=== WHAT YOU WILL DO ===
Extract, without alteration, each line from the start of the listing to the line bearing "28.6, 28.6, 14.65, 14.65]".

++++

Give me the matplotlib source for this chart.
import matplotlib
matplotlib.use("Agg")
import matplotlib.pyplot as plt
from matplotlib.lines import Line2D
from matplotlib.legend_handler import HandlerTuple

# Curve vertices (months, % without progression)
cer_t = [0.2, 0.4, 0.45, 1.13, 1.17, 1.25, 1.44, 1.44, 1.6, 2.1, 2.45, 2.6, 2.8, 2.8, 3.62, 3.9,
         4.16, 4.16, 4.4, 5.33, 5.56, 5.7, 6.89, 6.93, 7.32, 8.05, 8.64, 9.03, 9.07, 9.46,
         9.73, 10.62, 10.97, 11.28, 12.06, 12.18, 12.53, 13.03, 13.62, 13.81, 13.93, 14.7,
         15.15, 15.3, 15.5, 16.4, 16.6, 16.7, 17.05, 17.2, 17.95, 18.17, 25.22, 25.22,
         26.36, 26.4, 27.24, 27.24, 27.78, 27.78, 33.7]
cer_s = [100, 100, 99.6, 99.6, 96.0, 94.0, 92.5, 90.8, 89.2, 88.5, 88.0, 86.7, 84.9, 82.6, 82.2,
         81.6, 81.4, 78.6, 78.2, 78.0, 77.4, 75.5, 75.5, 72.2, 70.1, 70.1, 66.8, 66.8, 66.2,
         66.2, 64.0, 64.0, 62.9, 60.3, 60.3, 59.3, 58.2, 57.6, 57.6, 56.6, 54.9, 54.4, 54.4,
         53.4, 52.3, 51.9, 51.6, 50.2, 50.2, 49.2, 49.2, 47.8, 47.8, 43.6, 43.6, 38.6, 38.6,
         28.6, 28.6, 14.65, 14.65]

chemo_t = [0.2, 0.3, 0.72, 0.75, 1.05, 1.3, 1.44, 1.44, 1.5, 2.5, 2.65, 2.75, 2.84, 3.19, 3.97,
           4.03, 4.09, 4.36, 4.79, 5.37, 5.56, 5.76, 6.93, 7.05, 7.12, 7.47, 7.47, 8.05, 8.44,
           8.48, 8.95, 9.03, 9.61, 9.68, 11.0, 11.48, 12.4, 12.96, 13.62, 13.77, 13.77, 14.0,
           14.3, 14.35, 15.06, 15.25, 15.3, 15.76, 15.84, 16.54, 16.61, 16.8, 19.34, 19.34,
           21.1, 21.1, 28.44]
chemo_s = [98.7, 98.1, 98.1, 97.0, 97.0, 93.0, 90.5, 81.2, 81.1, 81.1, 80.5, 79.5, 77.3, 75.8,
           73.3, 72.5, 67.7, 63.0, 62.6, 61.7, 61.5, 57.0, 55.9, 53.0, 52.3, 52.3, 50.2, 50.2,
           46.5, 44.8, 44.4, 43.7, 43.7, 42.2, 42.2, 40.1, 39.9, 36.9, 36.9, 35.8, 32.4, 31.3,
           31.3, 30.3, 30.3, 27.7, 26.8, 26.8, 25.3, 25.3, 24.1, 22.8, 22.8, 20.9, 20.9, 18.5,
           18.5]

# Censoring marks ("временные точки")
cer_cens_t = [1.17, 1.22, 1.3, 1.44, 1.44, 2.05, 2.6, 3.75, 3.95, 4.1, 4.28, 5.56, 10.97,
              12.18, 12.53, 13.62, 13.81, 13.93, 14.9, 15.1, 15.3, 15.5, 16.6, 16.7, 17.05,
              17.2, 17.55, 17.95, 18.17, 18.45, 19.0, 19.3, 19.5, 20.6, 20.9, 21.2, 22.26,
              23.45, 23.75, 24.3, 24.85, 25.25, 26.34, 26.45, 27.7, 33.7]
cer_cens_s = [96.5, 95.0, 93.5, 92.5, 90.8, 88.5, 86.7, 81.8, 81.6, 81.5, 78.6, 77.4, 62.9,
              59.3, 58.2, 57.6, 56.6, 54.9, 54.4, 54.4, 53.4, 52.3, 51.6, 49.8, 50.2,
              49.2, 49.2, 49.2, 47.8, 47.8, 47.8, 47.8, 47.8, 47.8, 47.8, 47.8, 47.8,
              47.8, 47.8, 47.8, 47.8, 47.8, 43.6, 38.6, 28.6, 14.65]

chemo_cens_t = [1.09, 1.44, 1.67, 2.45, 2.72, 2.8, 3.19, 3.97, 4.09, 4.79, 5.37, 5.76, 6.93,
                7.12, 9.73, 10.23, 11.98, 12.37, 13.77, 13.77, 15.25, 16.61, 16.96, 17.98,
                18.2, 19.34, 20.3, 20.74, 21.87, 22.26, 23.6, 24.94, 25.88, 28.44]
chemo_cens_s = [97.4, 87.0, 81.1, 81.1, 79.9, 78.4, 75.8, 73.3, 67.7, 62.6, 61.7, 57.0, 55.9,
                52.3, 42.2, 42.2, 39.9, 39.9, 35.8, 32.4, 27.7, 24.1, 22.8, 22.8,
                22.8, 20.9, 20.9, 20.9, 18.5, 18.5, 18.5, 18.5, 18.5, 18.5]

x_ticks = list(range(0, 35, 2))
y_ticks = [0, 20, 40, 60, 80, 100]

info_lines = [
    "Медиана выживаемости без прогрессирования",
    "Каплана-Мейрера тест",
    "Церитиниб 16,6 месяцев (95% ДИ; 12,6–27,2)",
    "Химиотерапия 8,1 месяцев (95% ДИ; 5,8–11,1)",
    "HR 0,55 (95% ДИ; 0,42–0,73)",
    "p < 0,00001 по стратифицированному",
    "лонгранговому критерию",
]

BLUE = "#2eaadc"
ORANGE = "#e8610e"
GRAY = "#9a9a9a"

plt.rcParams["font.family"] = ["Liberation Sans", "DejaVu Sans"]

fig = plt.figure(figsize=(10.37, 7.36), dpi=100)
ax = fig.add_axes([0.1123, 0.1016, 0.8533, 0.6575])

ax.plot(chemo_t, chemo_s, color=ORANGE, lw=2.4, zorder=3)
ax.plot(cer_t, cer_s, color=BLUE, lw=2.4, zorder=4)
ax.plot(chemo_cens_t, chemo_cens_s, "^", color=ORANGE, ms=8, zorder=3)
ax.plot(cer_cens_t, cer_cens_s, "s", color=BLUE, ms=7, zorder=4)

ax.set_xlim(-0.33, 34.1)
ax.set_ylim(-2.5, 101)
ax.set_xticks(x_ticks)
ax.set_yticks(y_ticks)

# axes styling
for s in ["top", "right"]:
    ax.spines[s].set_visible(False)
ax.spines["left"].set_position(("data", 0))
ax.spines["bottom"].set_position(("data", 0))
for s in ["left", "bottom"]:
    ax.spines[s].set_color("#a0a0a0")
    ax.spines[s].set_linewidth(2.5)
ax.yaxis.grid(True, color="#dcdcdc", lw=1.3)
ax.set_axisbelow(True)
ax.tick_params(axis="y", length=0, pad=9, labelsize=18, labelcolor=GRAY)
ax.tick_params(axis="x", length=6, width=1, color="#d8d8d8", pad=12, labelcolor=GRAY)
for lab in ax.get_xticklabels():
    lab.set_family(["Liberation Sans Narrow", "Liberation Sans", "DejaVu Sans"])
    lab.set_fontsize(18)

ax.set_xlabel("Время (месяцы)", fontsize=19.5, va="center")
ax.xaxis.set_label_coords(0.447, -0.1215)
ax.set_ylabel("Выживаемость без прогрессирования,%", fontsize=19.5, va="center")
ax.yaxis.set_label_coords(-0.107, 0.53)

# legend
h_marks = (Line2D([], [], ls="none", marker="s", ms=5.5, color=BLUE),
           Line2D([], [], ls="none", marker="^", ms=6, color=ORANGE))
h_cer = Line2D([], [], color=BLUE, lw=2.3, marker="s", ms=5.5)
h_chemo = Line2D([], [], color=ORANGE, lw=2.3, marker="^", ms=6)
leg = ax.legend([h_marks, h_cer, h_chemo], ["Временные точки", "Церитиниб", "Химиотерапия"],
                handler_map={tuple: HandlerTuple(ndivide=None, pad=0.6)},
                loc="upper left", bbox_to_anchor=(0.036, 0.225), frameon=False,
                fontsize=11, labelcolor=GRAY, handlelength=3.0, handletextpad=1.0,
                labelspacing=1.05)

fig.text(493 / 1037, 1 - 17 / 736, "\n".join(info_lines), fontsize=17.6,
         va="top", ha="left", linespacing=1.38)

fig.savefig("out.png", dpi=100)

++++

=== RESPONSE FOR THIS EXERCISE ===
Give me the matplotlib source for this chart.
import matplotlib
matplotlib.use("Agg")
import matplotlib.pyplot as plt
from matplotlib.lines import Line2D
from matplotlib.legend_handler import HandlerTuple

# Curve vertices (months, % without progression)
cer_t = [0.2, 0.4, 0.45, 1.13, 1.17, 1.25, 1.44, 1.44, 1.6, 2.1, 2.45, 2.6, 2.8, 2.8, 3.62, 3.9,
         4.16, 4.16, 4.4, 5.33, 5.56, 5.7, 6.89, 6.93, 7.32, 8.05, 8.64, 9.03, 9.07, 9.46,
         9.73, 10.62, 10.97, 11.28, 12.06, 12.18, 12.53, 13.03, 13.62, 13.81, 13.93, 14.7,
         15.15, 15.3, 15.5, 16.4, 16.6, 16.7, 17.05, 17.2, 17.95, 18.17, 25.22, 25.22,
         26.36, 26.4, 27.24, 27.24, 27.78, 27.78, 33.7]
cer_s = [100, 100, 99.6, 99.6, 96.0, 94.0, 92.5, 90.8, 89.2, 88.5, 88.0, 86.7, 84.9, 82.6, 82.2,
         81.6, 81.4, 78.6, 78.2, 78.0, 77.4, 75.5, 75.5, 72.2, 70.1, 70.1, 66.8, 66.8, 66.2,
         66.2, 64.0, 64.0, 62.9, 60.3, 60.3, 59.3, 58.2, 57.6, 57.6, 56.6, 54.9, 54.4, 54.4,
         53.4, 52.3, 51.9, 51.6, 50.2, 50.2, 49.2, 49.2, 47.8, 47.8, 43.6, 43.6, 38.6, 38.6,
         28.6, 28.6, 14.65, 14.65]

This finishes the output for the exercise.